Mr Kamalasanan had tried to protect Ms Sam, telling the covert officer she had no knowledge of his murderous plan.
He tells one undercover cop: “Even if I’m going into under law I don’t want her to.”
The defence tried to argue the confession was simply not true, and that tactics used by police to get it were deceitful.
A court-imposed gag order prevents the Herald Sun from detailing how police befriended him or got him to confess.
But police said, at the time of the confession, the only people who knew the cause of death had been determined as cyanide poisoning were at the Coroner’s office, and the police.
“It is too great a coincidence that the very way in which he describes killing Sam Abraham is the very way in which Sam Abraham was killed,” Ms Judd told the jury.
Deadly bond now broken
A SUPREME COURT jury had no doubt in their minds the pair plotted to poison Mr Abraham at his family home in Epping in the early hours of October 14, 2015.
They had both denied any involvement in the love triangle killing.

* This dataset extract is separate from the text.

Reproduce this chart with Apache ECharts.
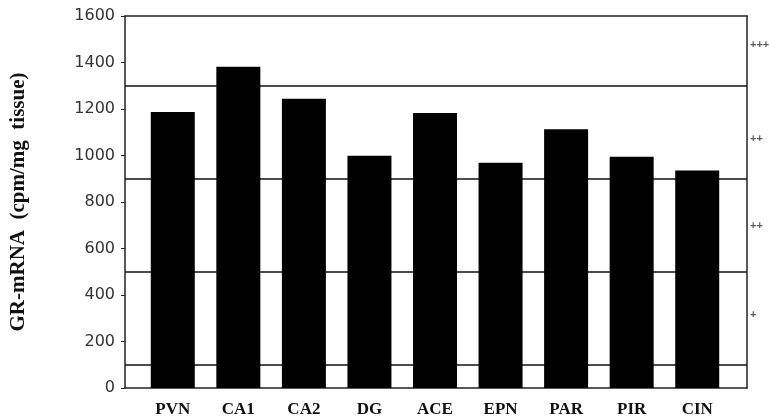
<!DOCTYPE html>
<html>
<head>
<meta charset="utf-8">
<script src="https://cdn.jsdelivr.net/npm/echarts@6/dist/echarts.min.js"></script>
<style>html,body{margin:0;padding:0;background:#fff;}#c{width:769px;height:418px;}</style>
</head>
<body>
<div id="c"></div>
<script>
var categories = ['PVN', 'CA1', 'CA2', 'DG', 'ACE', 'EPN', 'PAR', 'PIR', 'CIN'];
var values = [1187, 1382, 1244, 999, 1183, 969, 1113, 995, 936];
var refLines = [100, 500, 900, 1300];
var markerLabels = ['+', '++', '++', '+++'];
var markerValues = [314, 697, 1071, 1475];
var yMin = 0, yMax = 1600, yStep = 200;

var chart = echarts.init(document.getElementById('c'), null, {renderer: 'canvas'});
var axisCol = '#222';
chart.setOption({
  backgroundColor: '#fff',
  animation: false,
  grid: [
    {left: 125, right: 22, top: 16, bottom: 30},
    {left: 140, right: 39, top: 16, bottom: 30}
  ],
  xAxis: [
    {gridIndex: 0, type: 'value', min: 0, max: 1, position: 'bottom',
     axisLine: {show: true, onZero: false, lineStyle: {color: axisCol, width: 1.5}},
     axisTick: {show: false}, axisLabel: {show: false}, splitLine: {show: false}},
    {gridIndex: 0, type: 'value', min: 0, max: 1, position: 'top',
     axisLine: {show: true, onZero: false, lineStyle: {color: axisCol, width: 1.5}},
     axisTick: {show: false}, axisLabel: {show: false}, splitLine: {show: false}},
    {gridIndex: 1, type: 'category', data: categories, boundaryGap: true,
     axisLine: {show: false}, axisTick: {show: false}, splitLine: {show: false},
     axisLabel: {margin: 13, color: '#111', fontFamily: 'Liberation Serif', fontWeight: 'bold', fontSize: 17}}
  ],
  yAxis: [
    {gridIndex: 0, type: 'value', min: yMin, max: yMax, interval: yStep,
     name: 'GR-mRNA  (cpm/mg  tissue)', nameLocation: 'middle', nameGap: 96,
     nameTextStyle: {fontFamily: 'Liberation Serif', fontWeight: 'bold', fontSize: 21, color: '#111'},
     axisLine: {show: true, onZero: false, lineStyle: {color: axisCol, width: 1.5}},
     axisTick: {show: true, inside: false, length: 4, lineStyle: {color: axisCol}},
     axisLabel: {margin: 10, color: '#333', fontFamily: 'DejaVu Sans', fontSize: 16,
       formatter: function (v) { return String(v); }},
     splitLine: {show: false}},
    {gridIndex: 0, type: 'value', min: yMin, max: yMax, position: 'right',
     axisLine: {show: true, onZero: false, lineStyle: {color: axisCol, width: 1.5}},
     axisTick: {show: false}, axisLabel: {show: false}, splitLine: {show: false}},
    {gridIndex: 1, type: 'value', min: yMin, max: yMax, show: false}
  ],
  series: [
    {
      type: 'scatter', xAxisIndex: 0, yAxisIndex: 0, z: 1,
      symbolSize: 0, silent: true,
      data: markerValues.map(function (v) { return [1, v]; }),
      label: {show: true, position: 'right', distance: 3, fontSize: 11, fontFamily: 'Liberation Sans', fontWeight: 'bold', color: '#333',
        formatter: function (p) { return markerLabels[p.dataIndex]; }},
      markLine: {
        silent: true, symbol: ['none', 'none'], animation: false,
        label: {show: false},
        lineStyle: {type: 'solid', color: '#111', width: 1.5},
        data: refLines.map(function (v) { return {yAxis: v}; })
      }
    },
    {
      type: 'bar', xAxisIndex: 2, yAxisIndex: 2, z: 5,
      data: values, barWidth: 44,
      itemStyle: {color: '#000'}
    }
  ]
});
</script>
</body>
</html>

The pair sat metres away from each other in the dock of the Victorian Supreme Court during the trial.
But their once strong bond, which police revealed had turned into a love affair in the two years before the killing, is now broken.

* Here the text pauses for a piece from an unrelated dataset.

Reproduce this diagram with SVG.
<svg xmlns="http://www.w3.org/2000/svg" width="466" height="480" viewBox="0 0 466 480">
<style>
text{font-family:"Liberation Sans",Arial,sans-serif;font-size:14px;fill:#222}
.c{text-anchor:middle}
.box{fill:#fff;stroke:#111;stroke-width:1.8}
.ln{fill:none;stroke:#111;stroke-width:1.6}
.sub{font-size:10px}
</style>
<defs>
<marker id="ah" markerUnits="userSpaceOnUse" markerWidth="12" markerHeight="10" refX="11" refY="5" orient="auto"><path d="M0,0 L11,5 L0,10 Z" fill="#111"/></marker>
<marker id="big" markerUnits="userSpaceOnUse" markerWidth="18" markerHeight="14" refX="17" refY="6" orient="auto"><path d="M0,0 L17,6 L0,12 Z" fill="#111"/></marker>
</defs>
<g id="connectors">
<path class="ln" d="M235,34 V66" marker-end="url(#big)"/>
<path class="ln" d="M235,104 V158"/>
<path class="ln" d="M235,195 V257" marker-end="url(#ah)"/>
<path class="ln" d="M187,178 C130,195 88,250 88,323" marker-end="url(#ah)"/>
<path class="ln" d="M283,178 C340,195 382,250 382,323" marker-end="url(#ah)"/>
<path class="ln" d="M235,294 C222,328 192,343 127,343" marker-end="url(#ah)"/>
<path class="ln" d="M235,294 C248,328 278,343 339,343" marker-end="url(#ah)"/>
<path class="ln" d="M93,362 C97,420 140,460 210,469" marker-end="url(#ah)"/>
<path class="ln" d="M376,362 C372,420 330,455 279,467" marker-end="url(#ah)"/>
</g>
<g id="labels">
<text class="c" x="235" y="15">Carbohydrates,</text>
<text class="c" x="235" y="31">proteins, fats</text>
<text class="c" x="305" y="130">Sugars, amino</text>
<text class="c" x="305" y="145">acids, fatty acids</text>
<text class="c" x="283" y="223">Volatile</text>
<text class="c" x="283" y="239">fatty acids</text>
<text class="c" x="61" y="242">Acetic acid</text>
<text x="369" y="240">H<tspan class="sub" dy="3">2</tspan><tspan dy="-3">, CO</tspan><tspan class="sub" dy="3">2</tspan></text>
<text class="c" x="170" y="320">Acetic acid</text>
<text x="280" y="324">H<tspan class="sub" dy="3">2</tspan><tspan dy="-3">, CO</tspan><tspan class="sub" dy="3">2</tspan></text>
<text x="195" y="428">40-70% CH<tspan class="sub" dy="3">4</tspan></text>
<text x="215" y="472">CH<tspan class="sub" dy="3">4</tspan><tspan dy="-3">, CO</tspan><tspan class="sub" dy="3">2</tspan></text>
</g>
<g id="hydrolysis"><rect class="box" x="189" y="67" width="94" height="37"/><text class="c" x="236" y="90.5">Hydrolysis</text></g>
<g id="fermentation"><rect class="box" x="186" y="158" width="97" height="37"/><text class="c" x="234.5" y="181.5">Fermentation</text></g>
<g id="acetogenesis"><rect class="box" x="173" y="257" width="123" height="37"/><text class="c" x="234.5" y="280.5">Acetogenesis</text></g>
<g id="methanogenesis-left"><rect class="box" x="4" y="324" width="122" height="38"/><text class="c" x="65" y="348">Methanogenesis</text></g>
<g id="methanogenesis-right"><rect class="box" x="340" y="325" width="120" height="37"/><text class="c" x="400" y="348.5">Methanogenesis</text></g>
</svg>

Sources say Ms Sam wants nothing to do with Mr Kamalasanan.
The three-week murder trial had heard Ms Sam considered Mr Kamalasanan a close friend she could turn to for support. But she always knew he had stronger feelings for her. She denied their relationship had ever been sexual or romantic.
But secret diary entries found by investigators told another story.
“I wish to sleep in your arms but I can’t do that, I want to be yours but you are not mine, you are the one for me but you don’t belong to me,” Ms Sam wrote in her diary.
Another entry read: “Why I am made with rock heart, why I am so cruel, why I am so cunning ... why you make me bad.”
In Mr Kamalasanan’s electronic diary, he recorded coming to Australia from his native India to meet Ms Sam.
“Met my love for the first time in Melb after seven months. Yes I reached near her. A promise, to be there, wherever you go,” he wrote.
“It took a long time to gather the strength to let her know about my love and how much I love. Now she knows how much I love her.”
In another entry Mr Kamalasanan wrote: “I am sure that one day she will be mine, this life or next. I will wait for her.
“I am afraid ... how many more days I need to live in pain without her.”
It was those strong feelings, and their desire to be together — as well as evidence they had set up a joint bank account 18 months earlier — that the prosecution argued was their motive for plotting to poison Mr Abraham.
It was suggested they wanted to make it look like a tragic accident, and once they had got away with it, they would live happily ever after together.
Justice Paul Coghlan will sentence the pair at a later date.